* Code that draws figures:
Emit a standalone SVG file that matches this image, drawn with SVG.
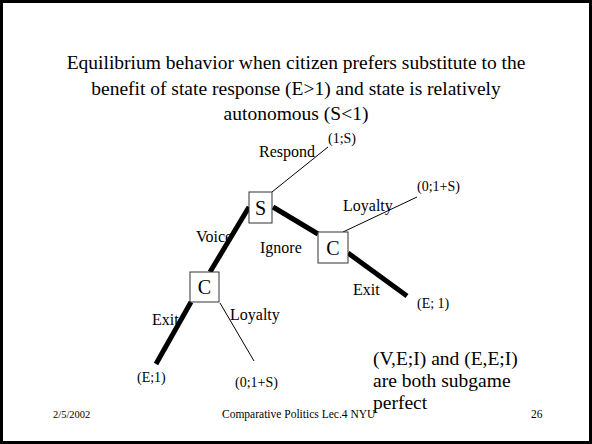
<svg xmlns="http://www.w3.org/2000/svg" width="592" height="444" viewBox="0 0 592 444">
<style>
text{font-family:"Liberation Serif","Times New Roman",serif;fill:#000}
.title{font-size:19.5px}
.lbl{font-size:16px}
.leaf{font-size:14px}
.node{font-size:20px}
.foot{font-size:11px}
.box{fill:#fff;stroke:#333;stroke-width:1}
.thick{stroke:#000;stroke-width:5;fill:none}
.thin{stroke:#000;stroke-width:1;fill:none}
</style>
<rect x="1.5" y="1.5" width="589" height="441" fill="#fff" stroke="#000" stroke-width="3"/>
<g id="title">
<text class="title" x="296" y="69" text-anchor="middle">Equilibrium behavior when citizen prefers substitute to the</text>
<text class="title" x="296" y="95" text-anchor="middle">benefit of state response (E&gt;1) and state is relatively</text>
<text class="title" x="296" y="120" text-anchor="middle">autonomous (S&lt;1)</text>
</g>
<g id="connectors">
<line class="thin" x1="272" y1="192" x2="328" y2="147"/>
<line class="thick" x1="249" y1="207" x2="210" y2="272"/>
<line class="thick" x1="273" y1="207" x2="318" y2="234"/>
<line class="thin" x1="343" y1="232" x2="417" y2="197"/>
<line class="thick" x1="348" y1="253" x2="407" y2="296"/>
<line class="thick" x1="191" y1="302" x2="156" y2="364"/>
<line class="thin" x1="220" y1="303" x2="254" y2="361"/>
<text class="lbl" x="259" y="157">Respond</text>
<text class="lbl" x="196" y="242">Voice</text>
<text class="lbl" x="260" y="253">Ignore</text>
<text class="lbl" x="343" y="211">Loyalty</text>
<text class="lbl" x="353" y="295">Exit</text>
<text class="lbl" x="152" y="325">Exit</text>
<text class="lbl" x="230" y="320">Loyalty</text>
</g>
<g id="node-S">
<rect class="box" x="249" y="192" width="23" height="31"/>
<text class="node" x="260.5" y="215" text-anchor="middle">S</text>
</g>
<g id="node-C-right">
<rect class="box" x="318" y="232" width="30" height="31"/>
<text class="node" x="333" y="255" text-anchor="middle">C</text>
</g>
<g id="node-C-left">
<rect class="box" x="190" y="272" width="29" height="30"/>
<text class="node" x="204.5" y="294" text-anchor="middle">C</text>
</g>
<g id="payoffs">
<text class="leaf" x="328" y="143">(1;S)</text>
<text class="leaf" x="417" y="191">(0;1+S)</text>
<text class="leaf" x="417" y="308">(E; 1)</text>
<text class="leaf" x="137" y="382">(E;1)</text>
<text class="leaf" x="235" y="387">(0;1+S)</text>
</g>
<g id="note">
<text class="title" x="373" y="365">(V,E;I) and (E,E;I)</text>
<text class="title" x="373" y="387">are both subgame</text>
<text class="title" x="373" y="409">perfect</text>
</g>
<g id="footer">
<text class="foot" x="53" y="418" style="font-size:10.5px">2/5/2002</text>
<text class="foot" x="222" y="418" style="font-size:11.5px">Comparative Politics Lec.4 NYU</text>
<text class="foot" x="531" y="418" style="font-size:11.5px">26</text>
</g>
</svg>
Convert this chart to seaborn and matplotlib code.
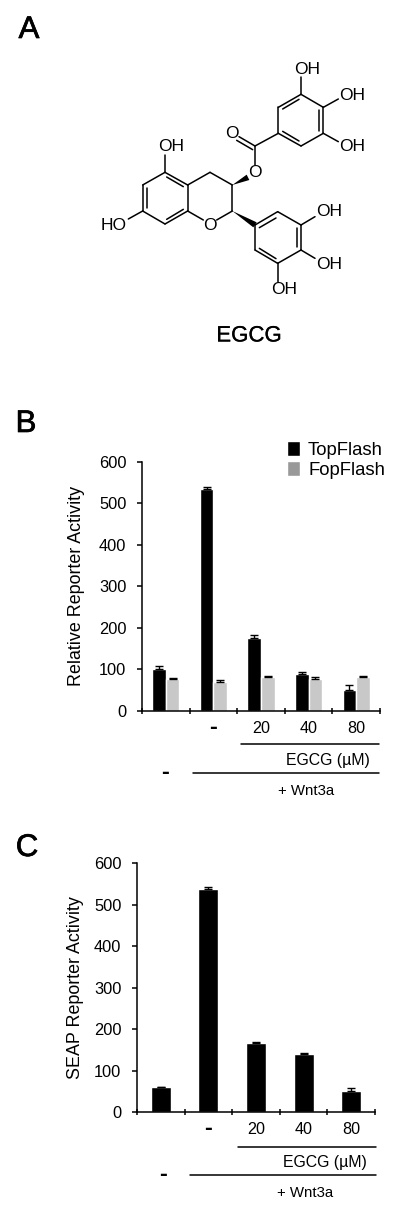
import matplotlib
matplotlib.use('Agg')
import matplotlib.pyplot as plt
import matplotlib.patheffects as pe
from matplotlib.patches import Patch, Polygon
from matplotlib.transforms import ScaledTranslation
import seaborn as sns
import numpy as np
import pandas as pd

# values
groups = ['Control', 'Wnt3a', 'EGCG 20', 'EGCG 40', 'EGCG 80']
dose_labels = ['', '-', '20', '40', '80']
y_ticks = [0, 100, 200, 300, 400, 500, 600]

top_flash = [100, 535, 175, 90, 50]
top_flash_err = [8, 3, 8, 5, 12]
fop_flash = [77, 70, 82, 78, 82]
fop_flash_err = [2, 4, 2, 4, 2]
seap = [60, 537, 167, 141, 51]
seap_err = [1, 6, 3, 2, 7]

W, H = 400, 1216

sns.set_theme(style='ticks')
plt.rcParams['font.family'] = ['Liberation Sans', 'DejaVu Sans']
plt.rcParams['text.color'] = 'black'
plt.rcParams['axes.labelcolor'] = 'black'
plt.rcParams['xtick.color'] = 'black'
plt.rcParams['ytick.color'] = 'black'

fig = plt.figure(figsize=(W / 100, H / 100), dpi=100, facecolor='white')


def make_axes(x0, x1, y_top, y_bottom):
    # pixel box to figure fraction
    return fig.add_axes([x0 / W, 1 - y_bottom / H, (x1 - x0) / W, (y_bottom - y_top) / H])


def style_axes(ax, ylabel, label_x):
    ax.set_xlim(-0.5, 4.5)
    ax.set_ylim(0, 600)
    ax.set_yticks(y_ticks)
    ax.set_xticks(range(5))
    ax.set_xticklabels(dose_labels, fontsize=11.6)
    ax.set_xticks(np.arange(-0.5, 5, 1), minor=True)
    ax.tick_params(axis='x', which='major', length=0, pad=7)
    ax.tick_params(axis='x', which='minor', length=5, width=1.1, direction='inout')
    ax.tick_params(axis='y', length=3.3, width=1.1, pad=8, labelsize=11.8)
    # the dash is a big bold hyphen, lifted to sit level with the numbers
    dash = ax.get_xticklabels()[1]
    dash.set_fontweight('bold')
    dash.set_fontsize(17)
    dash.set_transform(dash.get_transform() + ScaledTranslation(0, 3.6 / 72, fig.dpi_scale_trans))
    ax.set_xlabel('')
    ax.set_ylabel(ylabel, fontsize=12.9)
    ax.yaxis.set_label_coords(label_x, 0.5)
    sns.despine(ax=ax)
    for side in ['left', 'bottom']:
        ax.spines[side].set_linewidth(1.1)
        ax.spines[side].set_color('black')
    ax.patch.set_alpha(0)


def add_errors(ax, errs, capsize):
    # upper error bars on top of the bars seaborn drew
    for cont, err in zip(ax.containers, errs):
        xs = [b.get_x() + b.get_width() / 2 for b in cont]
        hs = [b.get_height() for b in cont]
        ax.errorbar(xs, hs, yerr=[np.zeros(len(err)), err], fmt='none', ecolor='black',
                    elinewidth=1, capsize=capsize, capthick=1)


# panel B
df_b = pd.DataFrame({
    'group': groups * 2,
    'value': top_flash + fop_flash,
    'reporter': ['TopFlash'] * 5 + ['FopFlash'] * 5,
})
ax_b = make_axes(142, 380, 461.7, 711)
sns.barplot(data=df_b, x='group', y='value', hue='reporter', order=groups,
            hue_order=['TopFlash', 'FopFlash'], palette=['black', '#c8c8c8'],
            width=0.57, gap=0, saturation=1, errorbar=None, legend=False, ax=ax_b)
add_errors(ax_b, [top_flash_err, fop_flash_err], 3.2)
style_axes(ax_b, 'Relative Reporter Activity', -0.238)
handles = [Patch(facecolor='black', label='TopFlash'), Patch(facecolor='#999999', label='FopFlash')]
ax_b.legend(handles=handles, loc='upper right', bbox_to_anchor=(385 / W, 1 - 441 / H),
            bbox_transform=fig.transFigure, frameon=False, fontsize=13.3, handlelength=0.72,
            handleheight=0.85, handletextpad=0.45, labelspacing=0.12, borderpad=0, borderaxespad=0)

# panel C
df_c = pd.DataFrame({'group': groups, 'value': seap})
ax_c = make_axes(137, 375, 863.3, 1112.3)
sns.barplot(data=df_c, x='group', y='value', order=groups, color='black',
            width=0.42, saturation=1, errorbar=None, ax=ax_c)
add_errors(ax_c, [seap_err], 3.2)
style_axes(ax_c, 'SEAP Reporter Activity', -0.224)

# overlay in pixels for the drawing and the notes, y pointing down
over = fig.add_axes([0, 0, 1, 1])
over.set_xlim(0, W)
over.set_ylim(H, 0)
over.axis('off')
over.patch.set_alpha(0)


def note(x, y, s, size=11.4, weight='normal', thick=0):
    t = over.text(x, y, s, fontsize=size, fontweight=weight, ha='center', va='center')
    if thick:
        t.set_path_effects([pe.withStroke(linewidth=thick, foreground='black')])


note(29, 30, 'A', 22.5, thick=0.5)
note(26, 424, 'B', 22.5, thick=0.5)
note(27, 848, 'C', 22.5, thick=0.5)
note(249, 336, 'EGCG', 16, thick=0.12)

for line_x0, line_x1, line_y in [(241, 379, 744), (193, 379, 773), (238, 376, 1147), (190, 376, 1175)]:
    over.plot([line_x0, line_x1], [line_y, line_y], color='black', lw=1.1)
note(328, 760, 'EGCG (µM)')
note(306, 791, '+ Wnt3a', 10.8)
note(165, 772, '-', 17, 'bold')
note(325, 1162, 'EGCG (µM)')
note(305, 1193, '+ Wnt3a', 10.8)
note(163, 1175, '-', 17, 'bold')

# EGCG structure, zoomed crop coordinates (3x)
bonds = [
    # gallate ring
    (903, 283, 970, 322), (970, 322, 970, 400), (970, 400, 903, 438),
    (903, 438, 835, 400), (835, 400, 835, 322), (835, 322, 903, 283),
    (897, 298, 848, 327), (957, 330, 957, 392), (897, 423, 848, 394),
    (903, 283, 903, 232), (970, 322, 1015, 297), (970, 400, 1015, 425),
    # ester
    (835, 400, 765, 438), (765, 438, 765, 495), (765, 438, 717, 410), (758, 449, 710, 421),
    # chroman
    (563, 555, 630, 517), (630, 517, 697, 555), (697, 555, 697, 633),
    (697, 633, 650, 660), (610, 660, 563, 633), (563, 633, 563, 555),
    # A ring
    (563, 555, 495, 517), (495, 517, 428, 555), (428, 555, 428, 633),
    (428, 633, 495, 672), (495, 672, 563, 633),
    (500, 531, 550, 560), (441, 563, 441, 625), (500, 658, 550, 628),
    (495, 517, 495, 465), (428, 633, 385, 657),
    # B ring
    (765, 675, 833, 635), (833, 635, 903, 675), (903, 675, 903, 750),
    (903, 750, 833, 790), (833, 790, 765, 750), (765, 750, 765, 675),
    (778, 683, 828, 654), (890, 683, 890, 742), (828, 776, 778, 745),
    (903, 675, 945, 650), (903, 750, 945, 775), (833, 790, 833, 845),
]
for x0, y0, x1, y1 in bonds:
    over.plot([x0 / 3, x1 / 3], [y0 / 3, y1 / 3], color='black', lw=1.1, solid_capstyle='round')

wedges = [
    [(697, 555), (740, 524), (748, 540)],
    [(697, 633), (770, 667), (760, 682)],
]
for w in wedges:
    over.add_patch(Polygon([(x / 3, y / 3) for x, y in w], closed=True, color='black', lw=0))

atoms = [
    (920, 207, 'OH'), (1056, 285, 'OH'), (1056, 440, 'OH'), (697, 402, 'O'), (765, 518, 'O'),
    (513, 440, 'OH'), (340, 675, 'HO'), (630, 675, 'O'), (987, 636, 'OH'), (987, 793, 'OH'),
    (852, 870, 'OH'),
]
for x, y, s in atoms:
    note(x / 3, y / 3, s, 12.5)

fig.savefig('out.png', dpi=100)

* Stated exercise:
From the listing above, pick out each line where the word "this" appears.

* Response below:
Emit a standalone SVG file that matches this image, drawn with SVG.
Convert this chart to seaborn and matplotlib code.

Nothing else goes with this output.